É preciso destacar também a fonte de estudo da cultura russa que o livro vem proporcionando. As descrições, que volto a reafirmar, são longas, porém bem estruturadas e graças a boa estruturação não são pesadas, fornecem a quem lê atenciosamente, uma gama de registros sobre a cultura. As várias reuniões que acontecem nessa parte, tanto em casa de Liébediev, na datcha (casa de verão popular na São Petersburgo em que se passa a história) do príncipe ou na dos Iepántchim, mostram qual era o teor das conversas naquela época.

Implicitamente na escrita e com a ajuda das notas de rodapé que acompanham a edição, é possível notar uma série de relações que o autor estabelece tanto com o Evangelho, quanto com poemas de Puchkin ou histórias de crimes ou julgamentos por crimes que aconteceram na França. Essas associações não servem como argumentos para dizer que o autor se inspirou em um apanhado de artigos e textos, mas que ele teve contato com inúmeros artigos jurídicos e obras tanto de autores passados, quanto de fatos do presente envolvidos com a temática social e política.

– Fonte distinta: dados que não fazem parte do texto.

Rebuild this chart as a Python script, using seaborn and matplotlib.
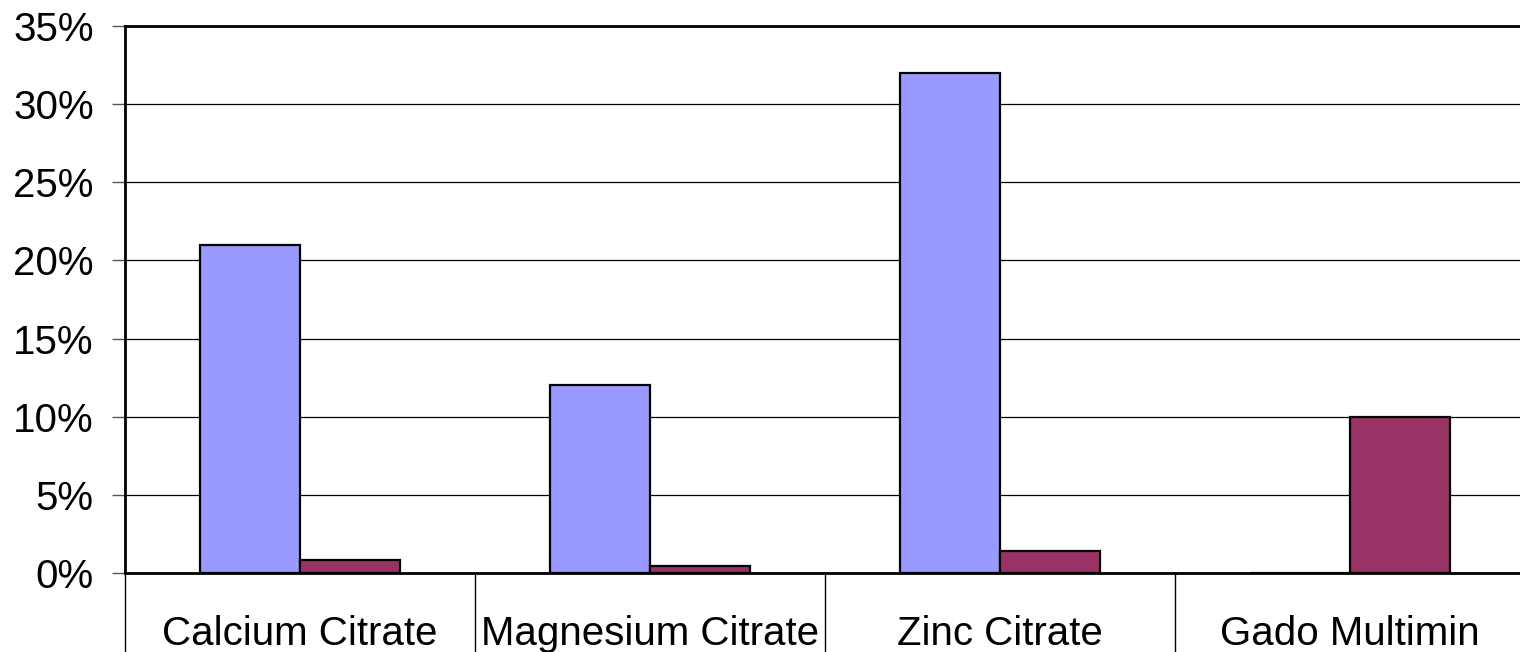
import numpy as np
import pandas as pd
import matplotlib
matplotlib.use("Agg")
import matplotlib.pyplot as plt
import seaborn as sns

# values (percent)
products = ["Calcium Citrate", "Magnesium Citrate", "Zinc Citrate", "Gado Multimin"]
series_a = [21.0, 12.0, 32.0, 0.0]
series_b = [0.8, 0.45, 1.4, 10.0]
y_ticks = [0, 5, 10, 15, 20, 25, 30, 35]

sns.set_theme(style="white")
plt.rcParams['font.family'] = ['Liberation Sans', 'DejaVu Sans']
plt.rcParams['text.color'] = 'black'
plt.rcParams['xtick.color'] = 'black'
plt.rcParams['ytick.color'] = 'black'

df = pd.DataFrame({
    "Product": products * 2,
    "Series": ["A"] * len(products) + ["B"] * len(products),
    "Value": series_a + series_b,
})

fig = plt.figure(figsize=(15.2, 6.52), dpi=100)
# plot area runs a little past the right edge, like the original
ax = fig.add_axes([125 / 1520, 1 - 573 / 652, 1400 / 1520, (573 - 26) / 652])

sns.barplot(data=df, x="Product", y="Value", hue="Series",
            palette={"A": "#9999FF", "B": "#993366"}, saturation=1,
            width=0.572, edgecolor="black", linewidth=1.6,
            legend=False, ax=ax)

ax.set_ylim(0, 35)
ax.set_xlim(-0.5, len(products) - 0.5)
ax.set_yticks(y_ticks)
ax.set_yticklabels([f"{t}%" for t in y_ticks], fontsize=29)
ax.yaxis.grid(True, color="black", linewidth=0.9)
ax.set_axisbelow(True)
ax.set_xlabel("")
ax.set_ylabel("")
ax.tick_params(axis="y", length=9.5, width=1, color="#555555", pad=13,
               left=True, labelcolor="black")
ax.tick_params(axis="x", length=0, pad=30, labelsize=29, labelcolor="black")

for side in ["top", "left", "bottom"]:
    ax.spines[side].set_color("black")
    ax.spines[side].set_linewidth(2)
ax.spines["right"].set_visible(False)

# category separators that hang below the axis
for xb in np.arange(-0.5, len(products) - 0.5, 1.0):
    ax.plot([xb, xb], [0, -0.15], transform=ax.get_xaxis_transform(),
            color="black", linewidth=1, clip_on=False)

fig.savefig("out.png", dpi=100)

As profundas reflexões a cerca da natureza e da condição humana também se mostraram presentes no capítulo e destaco as duas que mais chamam a atenção pela profundidade e pela solidez do embasamento:

A brilhante defesa de Liébediev (o qual parece ter sua eloqüência associada a embriaguez e aos tumultos da sociedade, principalmente sobre temas sociais que despertem várias significações) sobre o caso de um homem que, no século XII teria praticado antropofagia com monges e posteriormente com bebês. O fato quando foi introduzido na conversação provocou a indignação de todos os presentes, porém Liébediev se valeu de uma série de argumentos, entre os quais pode se destacar a necessidade e a bondade inerente da alma, considerando que o canibal teria assumido o crime posteriormente, mediante os sentimentos provocados em sua alma devido ao crime praticado. Liébediev se vale também das condições da época.

A narrativa do tísico Hipolit, que considera as suas duas últimas semanas de vida e decide escrever um artigo para ler em sociedade. Durante uma das reuniões, se vale da sua situação e pede licença para ler o escrito. O escrito se mostra como um manifesto a futilidade de certos seres sociais, tanto ricos que se dedicam a determinadas atividades, quanto a pobres que, segundo o personagem, são pobres devido ao próprio querer. Com a narrativa do escrito, Hipolit revela o seu descontentamento e raiva de uma sociedade que em sua impressão é além de desorganizada, corrupta.

Concluindo, é notável nesta terceira parte como a narrativa se mostra circular. Circular porque quem lê com atenção nota como o personagem do príncipe começa a se colocar no centro dos acontecimentos. Todos os fatos narrados possuem ao menos uma ligação com o príncipe e antes de chegarem a sua conclusão envolvendo as partes, passam pelo personagem do príncipe.  Ao que tudo indica, como eu já mostrei no começo da resenha, na órbita de tudo que se refere ao príncipe, começa a se dar as pequenas conclusões, que conforme o ritmo da narrativa chegará a conclusão final da obra.